• _Dataset content_
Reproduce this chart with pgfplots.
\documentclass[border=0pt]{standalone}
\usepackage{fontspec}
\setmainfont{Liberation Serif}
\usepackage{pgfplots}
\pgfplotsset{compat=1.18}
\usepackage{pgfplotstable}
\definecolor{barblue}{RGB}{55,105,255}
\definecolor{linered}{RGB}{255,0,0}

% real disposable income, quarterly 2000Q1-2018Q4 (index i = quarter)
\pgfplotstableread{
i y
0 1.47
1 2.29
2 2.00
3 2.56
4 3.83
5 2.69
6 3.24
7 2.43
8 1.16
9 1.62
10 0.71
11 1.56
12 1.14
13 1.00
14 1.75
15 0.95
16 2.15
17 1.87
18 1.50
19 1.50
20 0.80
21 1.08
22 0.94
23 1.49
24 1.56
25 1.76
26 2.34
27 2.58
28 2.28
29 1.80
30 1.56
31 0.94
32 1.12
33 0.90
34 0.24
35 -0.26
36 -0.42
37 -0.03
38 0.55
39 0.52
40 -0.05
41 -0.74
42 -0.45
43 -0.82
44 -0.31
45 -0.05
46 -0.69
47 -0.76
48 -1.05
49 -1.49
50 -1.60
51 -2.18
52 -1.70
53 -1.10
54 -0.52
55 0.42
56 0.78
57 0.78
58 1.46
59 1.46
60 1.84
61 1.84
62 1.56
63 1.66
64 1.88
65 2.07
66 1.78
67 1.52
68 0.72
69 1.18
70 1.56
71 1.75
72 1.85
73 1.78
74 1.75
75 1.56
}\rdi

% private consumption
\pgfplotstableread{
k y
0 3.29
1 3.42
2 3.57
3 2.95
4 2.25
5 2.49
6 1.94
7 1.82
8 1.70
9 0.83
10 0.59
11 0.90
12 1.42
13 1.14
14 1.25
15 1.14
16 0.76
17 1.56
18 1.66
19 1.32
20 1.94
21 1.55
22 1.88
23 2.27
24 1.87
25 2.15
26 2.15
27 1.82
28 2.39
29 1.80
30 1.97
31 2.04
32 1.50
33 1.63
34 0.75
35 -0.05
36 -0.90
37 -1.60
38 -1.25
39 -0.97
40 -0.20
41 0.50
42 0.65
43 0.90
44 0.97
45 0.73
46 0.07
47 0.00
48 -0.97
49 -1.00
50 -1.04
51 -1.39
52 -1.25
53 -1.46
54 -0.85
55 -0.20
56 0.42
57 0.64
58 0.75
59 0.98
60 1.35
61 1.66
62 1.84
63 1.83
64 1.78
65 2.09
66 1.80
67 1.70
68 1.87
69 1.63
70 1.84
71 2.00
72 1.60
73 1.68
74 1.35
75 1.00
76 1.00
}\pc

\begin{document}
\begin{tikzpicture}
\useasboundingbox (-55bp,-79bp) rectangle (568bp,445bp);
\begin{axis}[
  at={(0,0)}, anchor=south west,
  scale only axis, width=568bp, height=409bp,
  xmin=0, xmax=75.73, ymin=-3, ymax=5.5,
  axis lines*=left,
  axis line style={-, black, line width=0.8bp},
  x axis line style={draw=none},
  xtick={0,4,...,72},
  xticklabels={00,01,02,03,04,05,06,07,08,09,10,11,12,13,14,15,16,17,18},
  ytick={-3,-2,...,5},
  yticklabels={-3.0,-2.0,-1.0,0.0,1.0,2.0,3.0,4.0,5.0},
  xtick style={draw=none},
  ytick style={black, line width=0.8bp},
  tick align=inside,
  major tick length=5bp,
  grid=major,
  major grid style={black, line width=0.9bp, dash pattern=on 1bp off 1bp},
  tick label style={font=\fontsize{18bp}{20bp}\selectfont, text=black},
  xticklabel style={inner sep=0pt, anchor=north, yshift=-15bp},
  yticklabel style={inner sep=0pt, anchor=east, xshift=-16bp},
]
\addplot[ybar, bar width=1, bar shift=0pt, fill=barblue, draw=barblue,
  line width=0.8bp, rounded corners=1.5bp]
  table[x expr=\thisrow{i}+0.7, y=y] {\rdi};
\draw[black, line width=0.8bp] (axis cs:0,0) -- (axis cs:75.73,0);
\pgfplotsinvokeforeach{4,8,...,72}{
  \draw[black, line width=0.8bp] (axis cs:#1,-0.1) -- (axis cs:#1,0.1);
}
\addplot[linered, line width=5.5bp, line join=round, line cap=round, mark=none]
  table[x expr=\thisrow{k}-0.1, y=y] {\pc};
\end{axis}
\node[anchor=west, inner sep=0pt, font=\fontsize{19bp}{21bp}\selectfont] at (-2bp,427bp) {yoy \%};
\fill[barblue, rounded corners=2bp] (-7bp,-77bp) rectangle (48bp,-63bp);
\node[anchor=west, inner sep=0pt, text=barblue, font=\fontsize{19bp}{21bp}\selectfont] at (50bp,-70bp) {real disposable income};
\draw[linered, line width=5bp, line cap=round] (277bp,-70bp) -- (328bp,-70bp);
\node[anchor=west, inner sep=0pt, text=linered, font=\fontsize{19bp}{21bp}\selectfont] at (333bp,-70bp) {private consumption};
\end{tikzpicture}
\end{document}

• _Requirement_
Recopy the whole listing exactly.

• _Final answer_
Reproduce this chart with pgfplots.
\documentclass[border=0pt]{standalone}
\usepackage{fontspec}
\setmainfont{Liberation Serif}
\usepackage{pgfplots}
\pgfplotsset{compat=1.18}
\usepackage{pgfplotstable}
\definecolor{barblue}{RGB}{55,105,255}
\definecolor{linered}{RGB}{255,0,0}

% real disposable income, quarterly 2000Q1-2018Q4 (index i = quarter)
\pgfplotstableread{
i y
0 1.47
1 2.29
2 2.00
3 2.56
4 3.83
5 2.69
6 3.24
7 2.43
8 1.16
9 1.62
10 0.71
11 1.56
12 1.14
13 1.00
14 1.75
15 0.95
16 2.15
17 1.87
18 1.50
19 1.50
20 0.80
21 1.08
22 0.94
23 1.49
24 1.56
25 1.76
26 2.34
27 2.58
28 2.28
29 1.80
30 1.56
31 0.94
32 1.12
33 0.90
34 0.24
35 -0.26
36 -0.42
37 -0.03
38 0.55
39 0.52
40 -0.05
41 -0.74
42 -0.45
43 -0.82
44 -0.31
45 -0.05
46 -0.69
47 -0.76
48 -1.05
49 -1.49
50 -1.60
51 -2.18
52 -1.70
53 -1.10
54 -0.52
55 0.42
56 0.78
57 0.78
58 1.46
59 1.46
60 1.84
61 1.84
62 1.56
63 1.66
64 1.88
65 2.07
66 1.78
67 1.52
68 0.72
69 1.18
70 1.56
71 1.75
72 1.85
73 1.78
74 1.75
75 1.56
}\rdi

% private consumption
\pgfplotstableread{
k y
0 3.29
1 3.42
2 3.57
3 2.95
4 2.25
5 2.49
6 1.94
7 1.82
8 1.70
9 0.83
10 0.59
11 0.90
12 1.42
13 1.14
14 1.25
15 1.14
16 0.76
17 1.56
18 1.66
19 1.32
20 1.94
21 1.55
22 1.88
23 2.27
24 1.87
25 2.15
26 2.15
27 1.82
28 2.39
29 1.80
30 1.97
31 2.04
32 1.50
33 1.63
34 0.75
35 -0.05
36 -0.90
37 -1.60
38 -1.25
39 -0.97
40 -0.20
41 0.50
42 0.65
43 0.90
44 0.97
45 0.73
46 0.07
47 0.00
48 -0.97
49 -1.00
50 -1.04
51 -1.39
52 -1.25
53 -1.46
54 -0.85
55 -0.20
56 0.42
57 0.64
58 0.75
59 0.98
60 1.35
61 1.66
62 1.84
63 1.83
64 1.78
65 2.09
66 1.80
67 1.70
68 1.87
69 1.63
70 1.84
71 2.00
72 1.60
73 1.68
74 1.35
75 1.00
76 1.00
}\pc

\begin{document}
\begin{tikzpicture}
\useasboundingbox (-55bp,-79bp) rectangle (568bp,445bp);
\begin{axis}[
  at={(0,0)}, anchor=south west,
  scale only axis, width=568bp, height=409bp,
  xmin=0, xmax=75.73, ymin=-3, ymax=5.5,
  axis lines*=left,
  axis line style={-, black, line width=0.8bp},
  x axis line style={draw=none},
  xtick={0,4,...,72},
  xticklabels={00,01,02,03,04,05,06,07,08,09,10,11,12,13,14,15,16,17,18},
  ytick={-3,-2,...,5},
  yticklabels={-3.0,-2.0,-1.0,0.0,1.0,2.0,3.0,4.0,5.0},
  xtick style={draw=none},
  ytick style={black, line width=0.8bp},
  tick align=inside,
  major tick length=5bp,
  grid=major,
  major grid style={black, line width=0.9bp, dash pattern=on 1bp off 1bp},
  tick label style={font=\fontsize{18bp}{20bp}\selectfont, text=black},
  xticklabel style={inner sep=0pt, anchor=north, yshift=-15bp},
  yticklabel style={inner sep=0pt, anchor=east, xshift=-16bp},
]
\addplot[ybar, bar width=1, bar shift=0pt, fill=barblue, draw=barblue,
  line width=0.8bp, rounded corners=1.5bp]
  table[x expr=\thisrow{i}+0.7, y=y] {\rdi};
\draw[black, line width=0.8bp] (axis cs:0,0) -- (axis cs:75.73,0);
\pgfplotsinvokeforeach{4,8,...,72}{
  \draw[black, line width=0.8bp] (axis cs:#1,-0.1) -- (axis cs:#1,0.1);
}
\addplot[linered, line width=5.5bp, line join=round, line cap=round, mark=none]
  table[x expr=\thisrow{k}-0.1, y=y] {\pc};
\end{axis}
\node[anchor=west, inner sep=0pt, font=\fontsize{19bp}{21bp}\selectfont] at (-2bp,427bp) {yoy \%};
\fill[barblue, rounded corners=2bp] (-7bp,-77bp) rectangle (48bp,-63bp);
\node[anchor=west, inner sep=0pt, text=barblue, font=\fontsize{19bp}{21bp}\selectfont] at (50bp,-70bp) {real disposable income};
\draw[linered, line width=5bp, line cap=round] (277bp,-70bp) -- (328bp,-70bp);
\node[anchor=west, inner sep=0pt, text=linered, font=\fontsize{19bp}{21bp}\selectfont] at (333bp,-70bp) {private consumption};
\end{tikzpicture}
\end{document}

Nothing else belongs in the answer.